Hallo Robin, bei mir ist der Kaufzwang und das hörten auch aus einer Art Mangel entstanden.
Solange ich denke kann bin ich dick. Es gab nie schöne Klamotten für mich. Nichts hat richtig gepasst. Übergrößen ( ab 42 🙈🤣🤣🤣) waren unfassbar teuer. Es gab Ulla Popken,aber auch 60 km weit weg. Dann noch h und m. Auch 60 km.....irgendwann KiK. Die Sachen hatte dann aber jede an und sie waren meist weder schön noch lang genug.....
Als ich dann Händler fand die relativ günstig grosse Größen anbieten war ich total Happy.
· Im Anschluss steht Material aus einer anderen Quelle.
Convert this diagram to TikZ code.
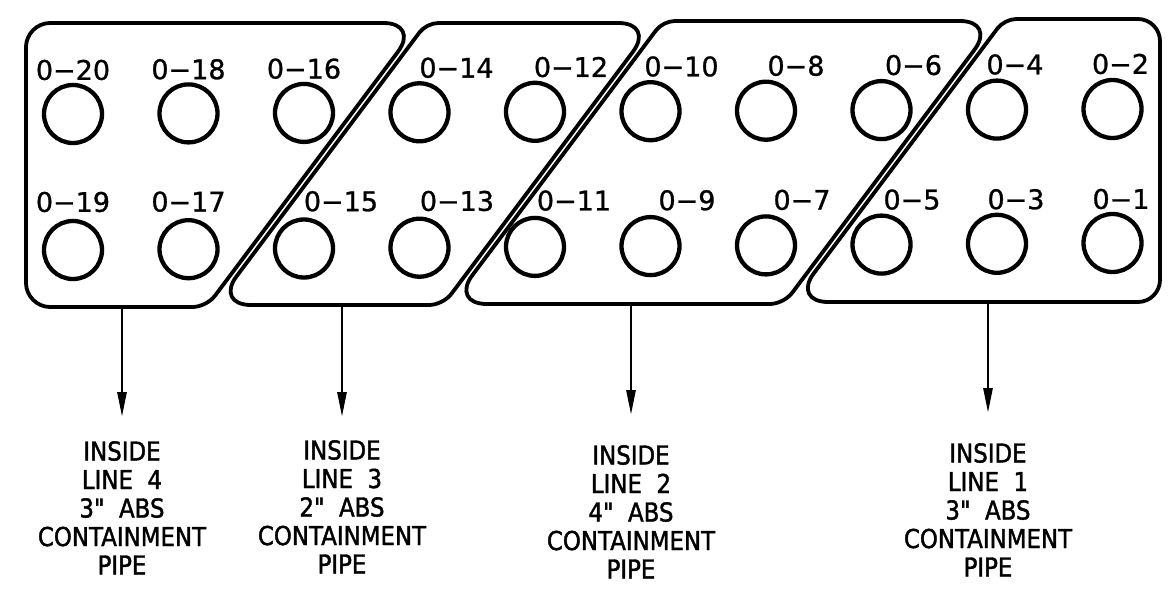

Und habe geshoppt was das Zeug hält.
Früher musste ich kaufen was da war und passte. Jetzt hab ich freie Auswahl. Und ich finde immerzu schöne Sachen. Ganz besonders Secondhand. Das ist zusätzlich noch günstig. Nur der Platz wird immer weniger. Da kann ich einfach nicht aus meiner Haut.
Immer der Gedanke " mit dem nächsten Kleid, da bist du endlich auch schon schön und was wert..." Passiert nur nicht. Aber mit dem nächsten dann ganz sicher. Oder dem danach.